The BJP, in alliance with the AGP and BPF, has won a decisive mandate in Assam, winning 86 of 126 assembly seats and over 41 per cent of the valid votes polled, and defeating the Congress which was seeking a fourth consecutive term in office. Analysis of post-poll survey data by Lokniti for this paper shows that a never-before consolidation of the Hindu vote undergirded the BJP-led alliance’s victory. Over 65 per cent of persons who identified themselves as Hindus had voted for the alliance according to the survey data, whereas only 5 per cent of Muslims, who make up over 34 per cent of the state’s population, preferred the BJP-AGP-BPF combine. By all accounts, this sharp communal polarisation may have been the outcome of a campaign that focussed on religious identity as a marker of citizenship. Such a campaign casts a responsibility on the winner. Now that the polls are over, chief
minister-to-be Sarbananda Sonowal and others must ensure that the divide widened in the run-up to polls is bridged and the insecurities stoked in Assam’s many minorities are assuaged. In the aftermath, the BJP is projecting this win as a mandate for governance. It will be watched now for whether or not it lives up to its own claims.
In this context, Sonowal’s first remarks after the victory have not been reassuring. He has listed the fencing of the international border with Bangladesh, including the riverine parts, as his government’s main priority. Is this the most pressing issue for Assam, especially when the Modi government at the Centre has wisely continued the UPA government’s policy of mending political fences with Dhaka? To be sure, the BJP revived the illegal immigrants issue, which had become dormant in the past few years, as part of its campaign for protecting a greater Assamese identity. Illegal migration was a core agenda of the Assam Accord, but practical difficulties and the threat of communal conflagration has held back successive governments, including of the AGP, a party born of the Assam movement, from aggressively pursuing the project of identification and expulsion of illegal migrants.
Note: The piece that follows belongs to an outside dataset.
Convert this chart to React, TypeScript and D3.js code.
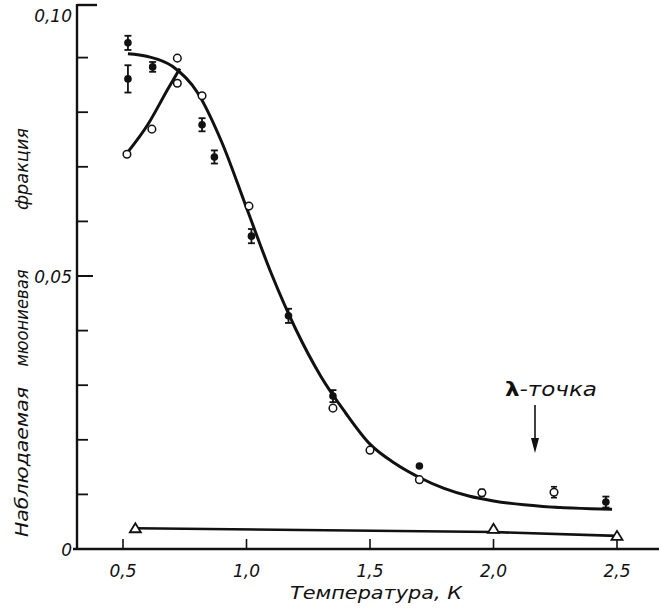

If the Assam Movement was secular in discriminating against migrants, the “outsider” in the BJP narrative has been the Bengali Muslim.
Hindu consolidation behind the BJP combine — data shows that Muslims were split along linguistic lines between the Congress and AIUDF — may have been something more than an endorsement of the Hindutva agenda. The character of the alliance facilitated a consolidation around the theme of Assamese identity, which has a strong resonance in the state for historical reasons. Reading religion into an essentially linguistic identity could disrupt the social harmony most parts of the state have experienced in recent times.